[START]

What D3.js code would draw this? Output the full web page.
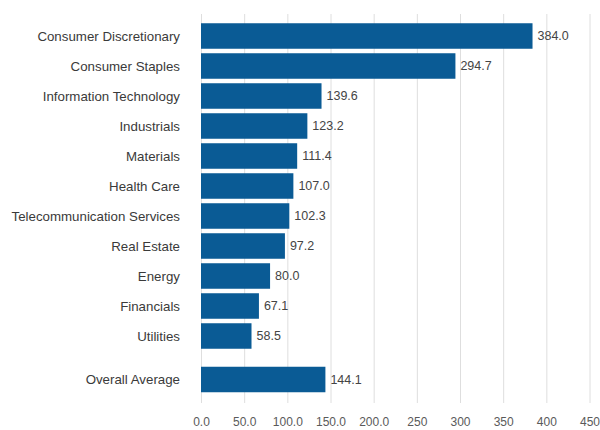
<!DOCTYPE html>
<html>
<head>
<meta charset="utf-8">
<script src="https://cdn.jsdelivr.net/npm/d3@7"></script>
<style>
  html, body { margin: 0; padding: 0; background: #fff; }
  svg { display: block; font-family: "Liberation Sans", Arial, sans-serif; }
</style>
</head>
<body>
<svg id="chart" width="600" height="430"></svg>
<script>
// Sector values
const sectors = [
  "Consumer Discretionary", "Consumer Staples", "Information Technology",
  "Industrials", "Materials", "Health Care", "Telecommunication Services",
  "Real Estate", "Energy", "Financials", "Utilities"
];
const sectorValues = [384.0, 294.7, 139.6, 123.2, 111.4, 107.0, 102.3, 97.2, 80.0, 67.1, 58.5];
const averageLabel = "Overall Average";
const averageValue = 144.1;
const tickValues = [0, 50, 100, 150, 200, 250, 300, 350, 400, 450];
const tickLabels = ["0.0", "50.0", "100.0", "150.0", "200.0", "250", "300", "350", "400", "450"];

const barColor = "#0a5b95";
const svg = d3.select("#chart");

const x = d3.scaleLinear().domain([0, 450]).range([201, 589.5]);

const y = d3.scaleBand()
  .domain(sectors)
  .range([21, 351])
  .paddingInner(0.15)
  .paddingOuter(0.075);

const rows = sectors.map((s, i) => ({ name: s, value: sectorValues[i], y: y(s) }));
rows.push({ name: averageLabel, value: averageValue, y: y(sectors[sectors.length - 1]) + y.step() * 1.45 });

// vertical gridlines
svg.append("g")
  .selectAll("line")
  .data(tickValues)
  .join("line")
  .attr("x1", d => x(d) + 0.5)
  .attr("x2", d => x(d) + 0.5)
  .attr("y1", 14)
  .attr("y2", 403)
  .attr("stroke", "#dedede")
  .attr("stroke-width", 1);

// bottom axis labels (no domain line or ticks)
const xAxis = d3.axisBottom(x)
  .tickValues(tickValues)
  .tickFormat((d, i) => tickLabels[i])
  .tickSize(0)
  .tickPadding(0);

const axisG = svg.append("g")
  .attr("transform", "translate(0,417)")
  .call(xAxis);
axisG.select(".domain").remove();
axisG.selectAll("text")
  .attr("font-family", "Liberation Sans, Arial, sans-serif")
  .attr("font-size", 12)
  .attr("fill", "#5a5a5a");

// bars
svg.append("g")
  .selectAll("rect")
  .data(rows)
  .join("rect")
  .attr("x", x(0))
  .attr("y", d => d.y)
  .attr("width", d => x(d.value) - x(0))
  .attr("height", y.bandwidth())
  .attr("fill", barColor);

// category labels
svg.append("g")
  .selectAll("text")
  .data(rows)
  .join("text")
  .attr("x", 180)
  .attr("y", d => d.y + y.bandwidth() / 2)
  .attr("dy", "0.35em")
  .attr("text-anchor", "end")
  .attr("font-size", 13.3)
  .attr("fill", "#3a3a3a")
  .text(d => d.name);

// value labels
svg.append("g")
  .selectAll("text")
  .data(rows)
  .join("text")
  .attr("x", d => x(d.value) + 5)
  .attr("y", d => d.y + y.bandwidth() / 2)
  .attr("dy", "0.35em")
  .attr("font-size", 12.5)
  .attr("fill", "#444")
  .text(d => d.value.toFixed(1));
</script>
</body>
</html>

[END]

▸ **DIRECTIONS FOR THIS TASK**: Print the data above verbatim from the first line through the line holding "const x = d3.scaleLinear().domain([0, 450]).range([201, 589.5]);", leaving every picture out.

▸ **OUTPUT OF THE EXERCISE**:
What D3.js code would draw this? Output the full web page.
<!DOCTYPE html>
<html>
<head>
<meta charset="utf-8">
<script src="https://cdn.jsdelivr.net/npm/d3@7"></script>
<style>
  html, body { margin: 0; padding: 0; background: #fff; }
  svg { display: block; font-family: "Liberation Sans", Arial, sans-serif; }
</style>
</head>
<body>
<svg id="chart" width="600" height="430"></svg>
<script>
// Sector values
const sectors = [
  "Consumer Discretionary", "Consumer Staples", "Information Technology",
  "Industrials", "Materials", "Health Care", "Telecommunication Services",
  "Real Estate", "Energy", "Financials", "Utilities"
];
const sectorValues = [384.0, 294.7, 139.6, 123.2, 111.4, 107.0, 102.3, 97.2, 80.0, 67.1, 58.5];
const averageLabel = "Overall Average";
const averageValue = 144.1;
const tickValues = [0, 50, 100, 150, 200, 250, 300, 350, 400, 450];
const tickLabels = ["0.0", "50.0", "100.0", "150.0", "200.0", "250", "300", "350", "400", "450"];

const barColor = "#0a5b95";
const svg = d3.select("#chart");

const x = d3.scaleLinear().domain([0, 450]).range([201, 589.5]);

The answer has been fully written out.